Under Daley, booting and towing is as much about raising money as it is about clearing the streets. If you’re booted you have 24 hours to pay the $150 booting fee and your tickets. If you don’t pay your car gets towed. If it’s towed the city adds a $150 towing fee to your booting fee and tickets. If you don’t pick up your car within 24 hours you get hit with a storage fee. “It’s hardest on poor people, because they don’t have the cash or credit cards to pay off that boot,” says Shirley Coleman, alderman of the 16th Ward, who’s been pushing for relief for poor residents since 1997.
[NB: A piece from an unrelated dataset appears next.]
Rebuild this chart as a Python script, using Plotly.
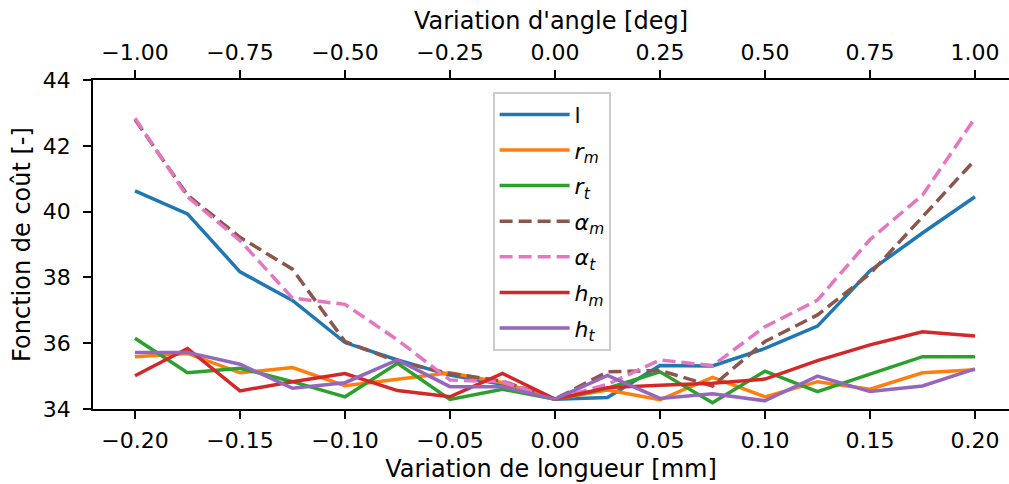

Still, you’ve got to hand it to Daley–no other mayor, not even his father, ever raised so much money from towing and ticketing. In 2003 all these fees and fines added $140.6 million to the city’s treasury. “He should just come out and call it what it is–a tax on driving,” jokes the aldermanic aide. “He can say he’s fighting pollution by making it too expensive to drive.” (Of course if Daley wanted to fight pollution he’d also have to rescind the CTA service cuts and fare hikes and expand the schedule, but that’s another story.)

Maybe. But when I called the city’s parking-ticket hotline an operator told me with a chuckle, “We’re not going to ignore your debt just because you walk away from your car. We will take you to court. We can garnish your wages. Eventually you will have to pay.”

The janitor told me that he tries to feed expired meters as a courtesy to strangers, but he has to be careful–it’s against the law to feed someone else’s meter. The janitor said revenue agents have threatened to call the police if they see him doing it.